SRE teams are responsible for how code is deployed, configured, and monitored, as well as the availability, latency, change management, emergency response, and capacity management of services in production.
Site reliability engineering helps teams to determine what new features can be launched and when by using service-level agreements (SLAs) to define the required reliability of the system through service-level indicators (SLI) and service-level objectives (SLO).
An SLI is a defined measure of specific aspects of provided service levels. Key SLIs include request latency, availability, error rate, and system throughput. An SLO is based on the target value or range for a specified service level based on the SLI.

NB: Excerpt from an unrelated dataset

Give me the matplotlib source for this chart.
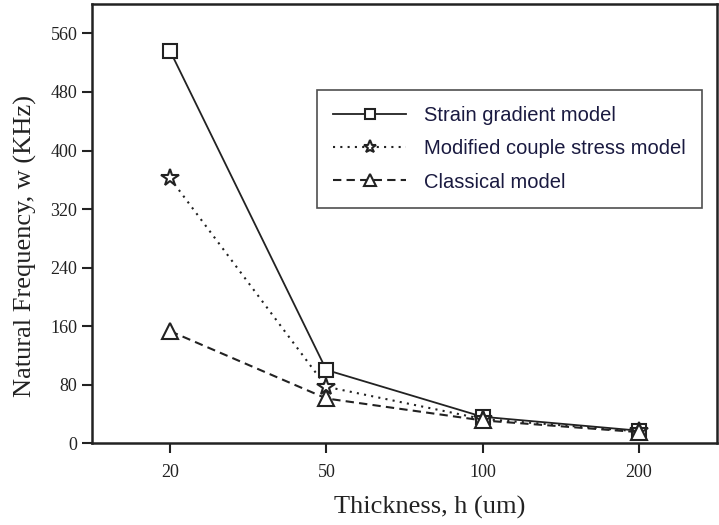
import matplotlib.pyplot as plt

# thickness categories and natural frequency for each model (KHz)
thickness = ["20", "50", "100", "200"]
strain_gradient = [536, 100, 36, 17]
modified_couple = [362, 77, 33, 16]
classical = [153, 61, 31, 15]

plt.rcParams["font.family"] = ["Liberation Serif", "DejaVu Serif"]

fig = plt.figure(figsize=(7.19, 5.25), dpi=100)
ax = fig.add_axes([0.128, 0.156, 0.869, 0.836])

x = range(1, len(thickness) + 1)
ax.plot(x, strain_gradient, color="#222222", lw=1.3, ls="-", marker="s", ms=10,
        mfc="white", mec="#222222", mew=1.5, label="Strain gradient model")
ax.plot(x, modified_couple, color="#222222", lw=1.5, ls=(0, (1, 2.5)), marker="*", ms=13,
        mfc="white", mec="#222222", mew=1.5, label="Modified couple stress model")
ax.plot(x, classical, color="#222222", lw=1.5, ls=(0, (4, 2.5)), marker="^", ms=11,
        mfc="white", mec="#222222", mew=1.5, label="Classical model")

ax.set_xlim(0.5, 4.5)
ax.set_ylim(0, 600)
ax.set_xticks(list(x))
ax.set_xticklabels(thickness)
ax.set_yticks(range(0, 561, 80))
ax.tick_params(axis="both", direction="out", length=7, width=1.5, labelsize=13, colors="#222222")
ax.tick_params(axis="x", pad=8)
for s in ax.spines.values():
    s.set_linewidth(1.8)
    s.set_color("#222222")

ax.set_xlabel("Thickness, h (um)", fontsize=19, color="#222222")
ax.xaxis.set_label_coords(0.54, -0.12)
ax.set_ylabel("Natural Frequency, w (KHz)", fontsize=19, color="#222222")
ax.yaxis.set_label_coords(-0.088, 0.45)

leg = ax.legend(loc="upper right", bbox_to_anchor=(0.976, 0.804), frameon=True, fancybox=False,
                edgecolor="#222222", prop={"family": "Liberation Sans", "size": 14.5},
                handlelength=3.6, borderpad=0.8, labelspacing=0.7, handletextpad=0.9,
                borderaxespad=0, markerscale=0.75)
leg.get_frame().set_linewidth(1.2)
for t in leg.get_texts():
    t.set_color("#1a1a40")

fig.savefig("out.png", dpi=100)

An SLO for the required system reliability is then determined based on the downtime agreed upon as acceptable. This downtime level is referred to as an error budget, the maximum allowable threshold for errors and outages.

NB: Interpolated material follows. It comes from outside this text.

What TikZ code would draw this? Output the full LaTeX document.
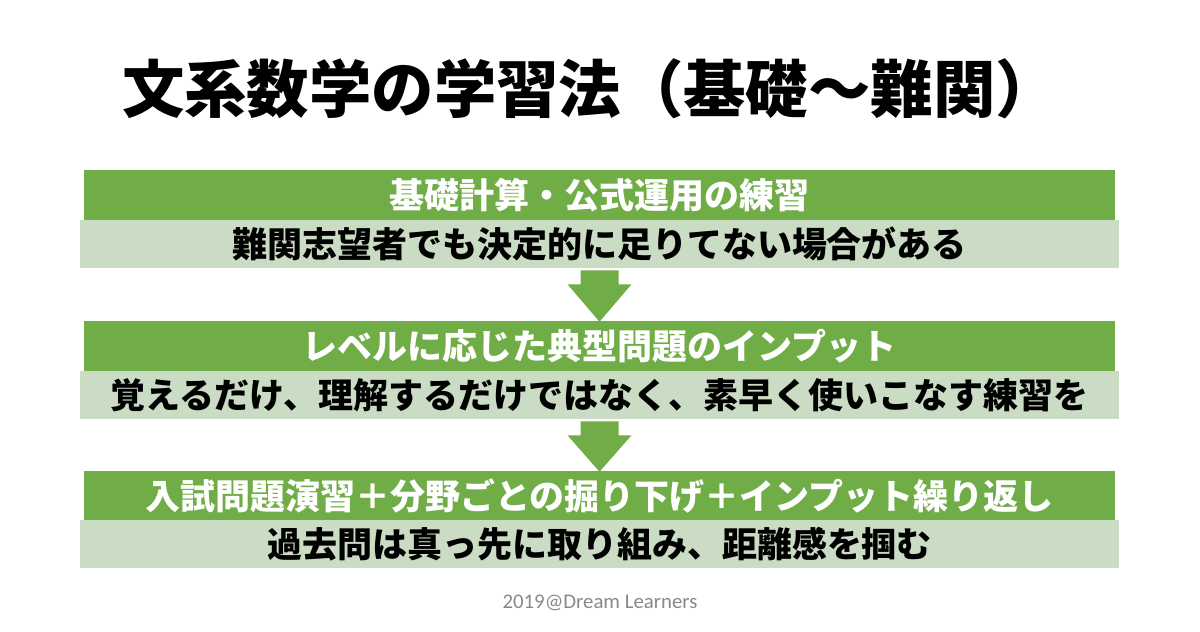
\documentclass[tikz,border=0pt]{standalone}
\usepackage{fontspec}
\newfontfamily\cjk{Noto Sans CJK JP}
\newfontfamily\cjkblack{Noto Sans CJK JP Black}
\newfontfamily\footfont{Carlito}
\usetikzlibrary{calc}
\definecolor{barG}{HTML}{70AD47}
\definecolor{barL}{HTML}{CADCC3}
\definecolor{footG}{HTML}{898989}
\tikzset{
  greenbar/.style={fill=barG, text=white, minimum width=773.25pt, minimum height=37.5pt, inner sep=0pt, font=\cjk\bfseries\fontsize{26.25pt}{30pt}\selectfont},
  lightbar/.style={fill=barL, text=black, minimum width=779.25pt, minimum height=36pt, inner sep=0pt, font=\cjk\bfseries\fontsize{26.25pt}{30pt}\selectfont},
  blockarrow/.style={fill=barG},
  titletext/.style={inner sep=0pt, font=\cjkblack\fontsize{46.8pt}{50pt}\selectfont},
  foottext/.style={inner sep=0pt, text=footG, font=\footfont\fontsize{15.6pt}{18pt}\selectfont}
}
\begin{document}
\begin{tikzpicture}[x=0.75pt,y=-0.75pt]
\useasboundingbox (0,0) rectangle (1200,632);
\fill[white] (0,0) rectangle (1200,632);
\node[titletext] (title) at (590,89) {文系数学の学習法（基礎〜難関）};
\node[greenbar] (g1) at (599.5,195) {基礎計算・公式運用の練習};
\node[lightbar] (l1) at (599.5,244) {難関志望者でも決定的に足りてない場合がある};
\node[greenbar] (g2) at (599.5,346) {レベルに応じた典型問題のインプット};
\node[lightbar] (l2) at (599.5,395) {覚えるだけ、理解するだけではなく、素早く使いこなす練習を};
\node[greenbar] (g3) at (599.5,496) {入試問題演習＋分野ごとの掘り下げ＋インプット繰り返し};
\node[lightbar] (l3) at (599.5,544) {過去問は真っ先に取り組み、距離感を掴む};
\node[foottext] (foot) at (600,603) {2019@Dream Learners};
\foreach \a/\b in {l1/g2, l2/g3}{
  \fill[blockarrow] ($(\a.south)+(-19,2)$) -- ($(\a.south)+(19,2)$) -- ($(\a.south)+(19,16)$) -- ($(\a.south)+(32,16)$) -- ($(\b.north)+(0,1)$) -- ($(\a.south)+(-32,16)$) -- ($(\a.south)+(-19,16)$) -- cycle;
}
\end{tikzpicture}
\end{document}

With SRE, 100% reliability is not expected; failure is planned for and accepted.
The development team is able to “spend” the error budget when releasing a new feature. Using the SLO and error budget, the development team can determine whether or not a product or service is able to launch based on the available error budget.
If a service is running within the error budget, then the development team can launch whenever they want, but if the system currently has too many errors or goes down for longer than the error budget allows then no new launches can take place until the errors are within budget.
The development team conducts automated operations tests to demonstrate reliability.
Site reliability engineers split their time between operations tasks and project work. According to SRE best practices from Google, a site reliability engineer can only spend a maximum of 50% of their time on operations, which should be monitored to ensure they don’t go over.
The rest of the time should be spent on development tasks like creating new features, scaling the system, and implementing automation.
Excess operational work and poorly performing services can be redirected back to the dev team to run instead of the site reliability engineer spending too much time on the operations of an application or service.
Automation is an important part of the site reliability engineer’s role. If they are dealing with a problem repeatedly then they will automate a solution. This also helps ensure that operations work remains at half of their workload.
Maintaining the balance between operations and development work is a key component of SRE.
DevOps vs. SRE
DevOps is an approach to culture, automation, and platform design intended to deliver increased business value and responsiveness through rapid, high-quality service delivery. SRE can be considered an implementation of DevOps.
Like DevOps, SRE is about team culture and relationships. Both SRE and DevOps work to bridge the gap between development and operations teams to deliver services faster.
Faster application development life cycles improved service quality and reliability and reduced IT time per application developed are benefits that can be achieved by both DevOps and SRE practices.
SRE is different because it relies on site reliability engineers within the development team who also have an operations background to remove communication and workflow problems.
The site reliability engineer role itself combines the skillset of dev teams and operations teams by requiring an overlap in responsibilities.
SRE can help DevOps teams whose developers are overwhelmed by operations tasks and need someone with more specialized ops skills.
In terms of code and new features, DevOps focuses on moving through the development pipeline efficiently, while SRE is focused on balancing site reliability with creating new features.
Modern application platforms based on container technology, Kubernetes and microservices are critical to DevOps practices, helping deliver secure and innovative software services.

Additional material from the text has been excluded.